The investigation originally had a June deadline, but Trump told The Wall Street Journal that other matters like health care and tax reform have to be handled before the steel dumping measures are discussed in further detail.
Now in late August, steel executives are now urging “immediate action.”
“The need for action is urgent. Immediate action must meaningfully adjust imports to restore healthy levels of capacity utilization and profitability to the domestic industry over a sustained period,” said the letter. “The US industry continues to suffer the consequences of foreign government inaction. Under your bold leadership, Mr. President, with your vision for ‘America First,’ this can and must change.”
The U.S. Commerce Department has until January 2018 to prep the steel import policy.

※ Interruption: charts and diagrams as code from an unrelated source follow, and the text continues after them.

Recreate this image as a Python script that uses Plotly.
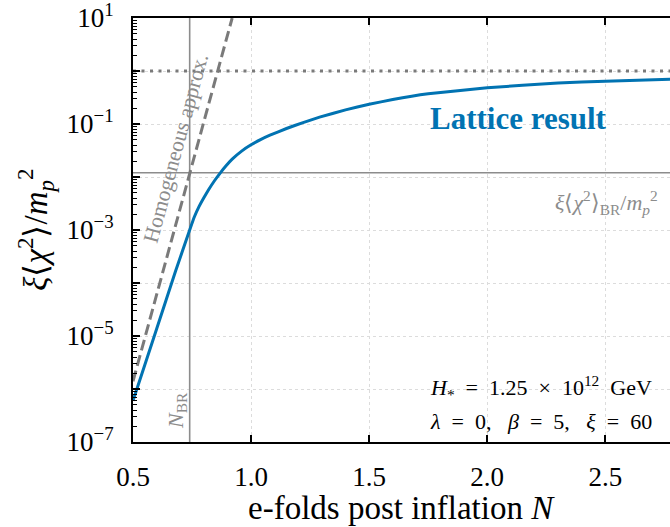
import plotly.graph_objects as go

# ---- data ----
N_lattice = [0.50, 0.60, 0.68, 0.74, 0.76, 0.78, 0.80, 0.82, 0.845, 0.87, 0.895, 0.92,
             0.96, 1.00, 1.04, 1.08, 1.15, 1.22, 1.29, 1.40, 1.50, 1.60, 1.75, 2.00,
             2.30, 2.50, 2.78]
chi_lattice = [6.0e-7, 1.35e-5, 1.66e-4, 1.0e-3, 1.78e-3, 2.8e-3, 4.07e-3, 5.75e-3,
               8.5e-3, 1.2e-2, 1.644e-2, 2.173e-2, 3.083e-2, 4.046e-2, 5.07e-2,
               6.15e-2, 8.22e-2, 0.1064, 0.1346, 0.185, 0.2355, 0.290, 0.3715,
               0.484, 0.5916, 0.643, 0.703]
N_homog = [0.50, 0.74, 0.92]
chi_homog = [1.4e-6, 1.15e-2, 10.0]
N_BR = 0.74
chi_BR = 0.012
chi_sat = 1.0
x_range = [0.5, 2.774]
x_ticks = [0.5, 1.0, 1.5, 2.0, 2.5]
x_ticktext = ["0.5", "1.0", "1.5", "2.0", "2.5"]
y_exps = [1, 0, -1, -2, -3, -4, -5, -6, -7]

FONT = "Liberation Serif"
BLUE = "#0173B2"
GRAY = "#7a7a7a"
LGRAY = "#8c8c8c"

y_tickvals = [10.0 ** e for e in y_exps]
y_ticktext = [("10<sup>%s</sup>" % (str(e).replace("-", "−"))) if e % 2 else "" for e in y_exps]
minor_vals = [m * 10.0 ** e for e in range(-7, 1) for m in range(2, 10)]

fig = go.Figure()
fig.add_trace(go.Scatter(x=[N_BR, N_BR], y=[1e-7, 10], mode="lines",
                         line=dict(color=LGRAY, width=1.6), hoverinfo="skip"))
fig.add_trace(go.Scatter(x=x_range, y=[chi_BR, chi_BR], mode="lines",
                         line=dict(color=LGRAY, width=1.6), hoverinfo="skip"))
fig.add_trace(go.Scatter(x=x_range, y=[chi_sat, chi_sat], mode="lines",
                         line=dict(color=GRAY, width=3, dash="3px,5.5px"), hoverinfo="skip"))
fig.add_trace(go.Scatter(x=N_homog, y=chi_homog, mode="lines",
                         line=dict(color=GRAY, width=3, dash="11px,5px")))
fig.add_trace(go.Scatter(x=N_lattice, y=chi_lattice, mode="lines",
                         line=dict(color=BLUE, width=3, shape="spline", smoothing=0.3)))

def A(text, x, y, size, color, angle=0, xa="center", ya="middle"):
    return dict(text=text, x=x, y=y, xref="paper", yref="paper", textangle=angle,
                xanchor=xa, yanchor=ya, showarrow=False,
                font=dict(family=FONT, size=size, color=color))

ann = [
    A("Homogeneous approx.", 0.0796, 0.694, 21.5, LGRAY, angle=-74.7),
    A("<i>N</i><sub>BR</sub>", 0.0814, 0.075, 22, LGRAY, angle=-90),
    A("<i>ξ</i>⟨<i>χ</i><sup>2</sup>⟩<sub>BR</sub>/<i>m</i><sub><i>p</i></sub><sup>2</sup>",
      0.981, 0.566, 22, LGRAY, xa="right"),
    A("<b>Lattice result</b>", 0.717, 0.762, 31, BLUE),
    A("<i>H</i><sub>*</sub>  =  1.25  ×  10<sup>12</sup>  GeV", 0.549, 0.129, 22, "black", xa="left"),
    A("<i>λ</i>  =  0,   <i>β</i>  =  5,   <i>ξ</i>  =  60", 0.549, 0.049, 22, "black", xa="left"),
    A("<i>ξ</i>⟨<i>χ</i><sup>2</sup>⟩/<i>m</i><sub><i>p</i></sub><sup>2</sup>",
      -0.183, 0.5, 33, "black", angle=-90),
    A("e-folds post inflation <i>N</i>", 0.5, -0.155, 33, "black"),
]

fig.update_layout(
    width=670, height=527,
    margin=dict(l=133, r=0, t=18, b=85, autoexpand=False),
    paper_bgcolor="white", plot_bgcolor="white",
    showlegend=False,
    font=dict(family=FONT, size=27, color="black"),
    annotations=ann,
    xaxis=dict(range=x_range, tickvals=x_ticks, ticktext=x_ticktext, automargin=False,
               ticks="inside", ticklen=7, tickwidth=1.5, tickcolor="black",
               showline=True, linecolor="black", linewidth=2, mirror="ticks",
               showgrid=True, gridcolor="#dcdcdc", griddash="dot", gridwidth=1,
               zeroline=False, ticklabelstandoff=10, ticklabeloverflow="allow"),
    yaxis=dict(type="log", range=[-7, 1], tickvals=y_tickvals, ticktext=y_ticktext,
               automargin=False,
               ticks="inside", ticklen=7, tickwidth=1.5, tickcolor="black",
               showline=True, linecolor="black", linewidth=2,
               showgrid=True, gridcolor="#dcdcdc", griddash="dot", gridwidth=1,
               zeroline=False, ticklabelstandoff=12, ticklabeloverflow="allow",
               minor=dict(tickvals=minor_vals, ticks="inside", ticklen=4,
                          tickwidth=1, tickcolor="black", showgrid=False)),
)

fig.write_html("out.html", config={"displayModeBar": False},
               post_script="document.body.style.margin='0';")
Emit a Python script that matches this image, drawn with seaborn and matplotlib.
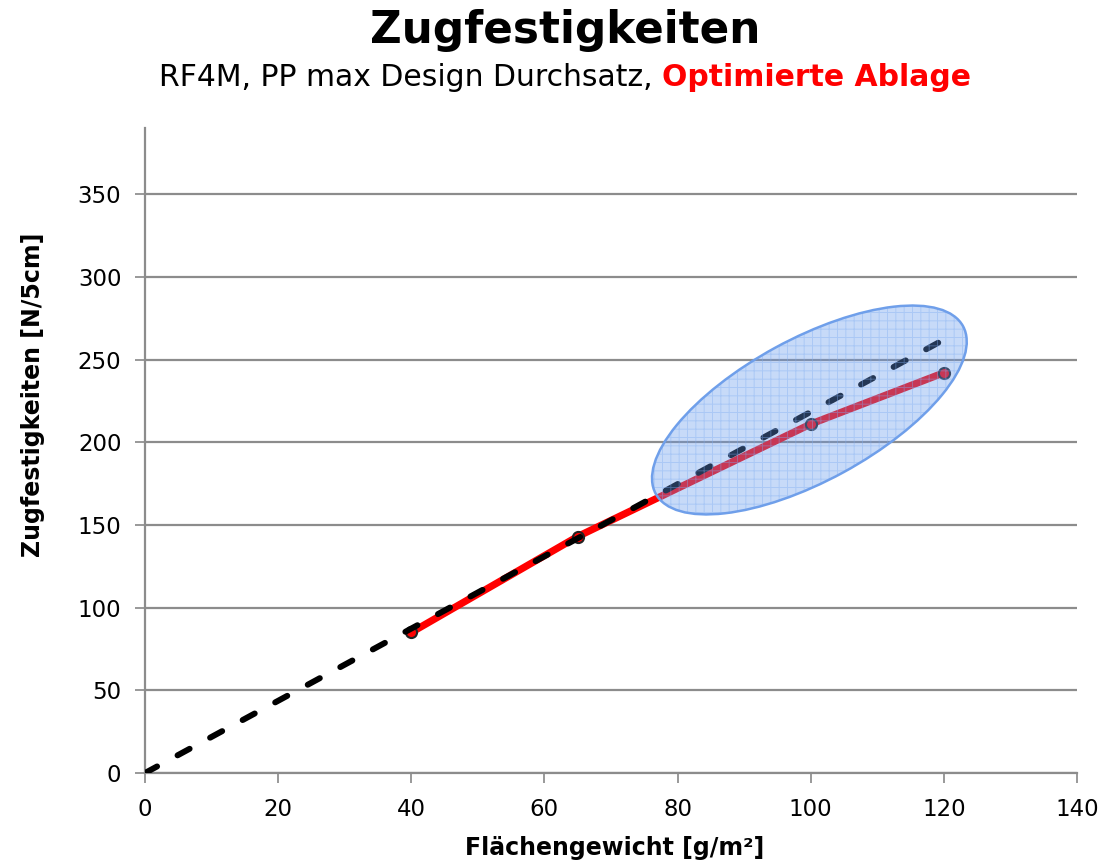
import matplotlib
matplotlib.use("Agg")
import matplotlib.pyplot as plt
import matplotlib.transforms as mtransforms
from matplotlib.patches import Ellipse
import seaborn as sns
import pandas as pd

# Measured tensile strengths (optimised laying)
flaechengewicht = [40, 65, 100, 120]
zugfestigkeit = [85, 143, 211, 242]

# Trend line through the origin
trend_x = [0, 120]
trend_y = [0, 262]

x_ticks = [0, 20, 40, 60, 80, 100, 120, 140]
y_ticks = [0, 50, 100, 150, 200, 250, 300, 350]

title = "Zugfestigkeiten"
subtitle_black = "RF4M, PP max Design Durchsatz, "
subtitle_red = "Optimierte Ablage"
x_label = "Flächengewicht [g/m²]"
y_label = "Zugfestigkeiten [N/5cm]"

sns.set_theme(style="white")
plt.rcParams["font.family"] = ["DejaVu Sans"]
plt.rcParams["hatch.linewidth"] = 0.7

W, H = 1104, 863
fig = plt.figure(figsize=(W / 100, H / 100), dpi=100)
ax = fig.add_axes([145 / W, 1 - 773 / H, (1077 - 145) / W, (773 - 128) / H])

df = pd.DataFrame({"x": flaechengewicht, "y": zugfestigkeit})
dt = pd.DataFrame({"x": trend_x, "y": trend_y})

sns.lineplot(data=df, x="x", y="y", ax=ax, color="#ff0000", lw=5.2,
             marker="o", markersize=8, markerfacecolor="#ff0000",
             markeredgecolor="#222222", markeredgewidth=1.5,
             solid_capstyle="round", zorder=3)
sns.lineplot(data=dt, x="x", y="y", ax=ax, color="black", lw=4.3,
             dashes=(2.3, 3.9), dash_capstyle="round", zorder=4)

ax.set_xlim(0, 140)
ax.set_ylim(0, 390)
ax.set_xticks(x_ticks)
ax.set_yticks(y_ticks)
ax.tick_params(axis="both", labelsize=16.5, length=7, width=1.2, color="#888888",
               labelcolor="black", direction="out", bottom=True, left=True)
ax.tick_params(axis="y", pad=10)
ax.tick_params(axis="x", pad=11)
ax.yaxis.grid(True, color="#8c8c8c", lw=1.6)
ax.xaxis.grid(False)
ax.set_axisbelow(True)
for side in ["top", "right"]:
    ax.spines[side].set_visible(False)
for side in ["left", "bottom"]:
    ax.spines[side].set_color("#8c8c8c")
    ax.spines[side].set_linewidth(1.6)

ax.set_xlabel(x_label, fontsize=17, fontweight="bold", color="black")
ax.set_ylabel(y_label, fontsize=17, fontweight="bold", color="black")
ax.xaxis.set_label_coords((615 - 145) / 932, (773 - 848) / 645)
ax.yaxis.set_label_coords((33 - 145) / 932, (773 - 395) / 645)
ax.xaxis.label.set_va("center")
ax.yaxis.label.set_va("center")

# Highlight ellipse around the high-weight range, sized in inches on screen
ell_trans = fig.dpi_scale_trans + mtransforms.ScaledTranslation(99.8, 219.5, ax.transData)
ell_kw = dict(xy=(0, 0), width=3.5, height=1.42, angle=28.6, transform=ell_trans)
ell_fill = Ellipse(**ell_kw, facecolor=(0.40, 0.60, 0.93, 0.36), edgecolor="none", zorder=5)
ell_hatch = Ellipse(**ell_kw, facecolor="none", edgecolor=(0.50, 0.68, 0.95, 0.40),
                    hatch="++", lw=0, zorder=6)
ell_edge = Ellipse(**ell_kw, facecolor="none", edgecolor="#6f9fea", lw=1.8, zorder=7)
for p in (ell_fill, ell_hatch, ell_edge):
    ax.add_patch(p)

cx = 565 / W
fig.text(cx, 1 - 31 / H, title, ha="center", va="center",
         fontsize=31.5, fontweight="bold", color="black")

# Two-coloured subtitle, centred as a whole
renderer = fig.canvas.get_renderer()
sy = 1 - 77 / H
t1 = fig.text(0, sy, subtitle_black, ha="left", va="center", fontsize=21.5, color="black")
t2 = fig.text(0, sy, subtitle_red, ha="left", va="center", fontsize=21.5,
              fontweight="bold", color="#ff0000")
w1 = t1.get_window_extent(renderer).width / W
w2 = t2.get_window_extent(renderer).width / W
x0 = cx - (w1 + w2) / 2
t1.set_x(x0)
t2.set_x(x0 + w1)

fig.savefig("out.png", dpi=100)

Trump then has 90 days to make recommendations and then 15 days to finalize the policy.
Lourenco Goncalves, CEO of Cliffs Natural Resources Inc. and one of the signers of the joint letter, has pointed out that as buyers shy away from import steel, U.S. producers have been pushed to increase prices on domestic metal.
“We are seeing that happening right now,” said Goncalves to Bloomberg. “Right now there’s a lot of people who are scared.”
Goncalves and the other CEOs are worried that this could start a trade war, but are optimistic that Trump will take appropriate swift action.
“Trump is too smart, politically, to miss the idea that he needs to do something based on 232 at some point, or else he is definitely hurting his ability to be re-elected,” said Goncalves.
Editor’s note: Trump has promised fair trade and America first. The steel CEO’s are holding him to it. There is no doubt that other countries have taken advantage of our conciliatory trade policies.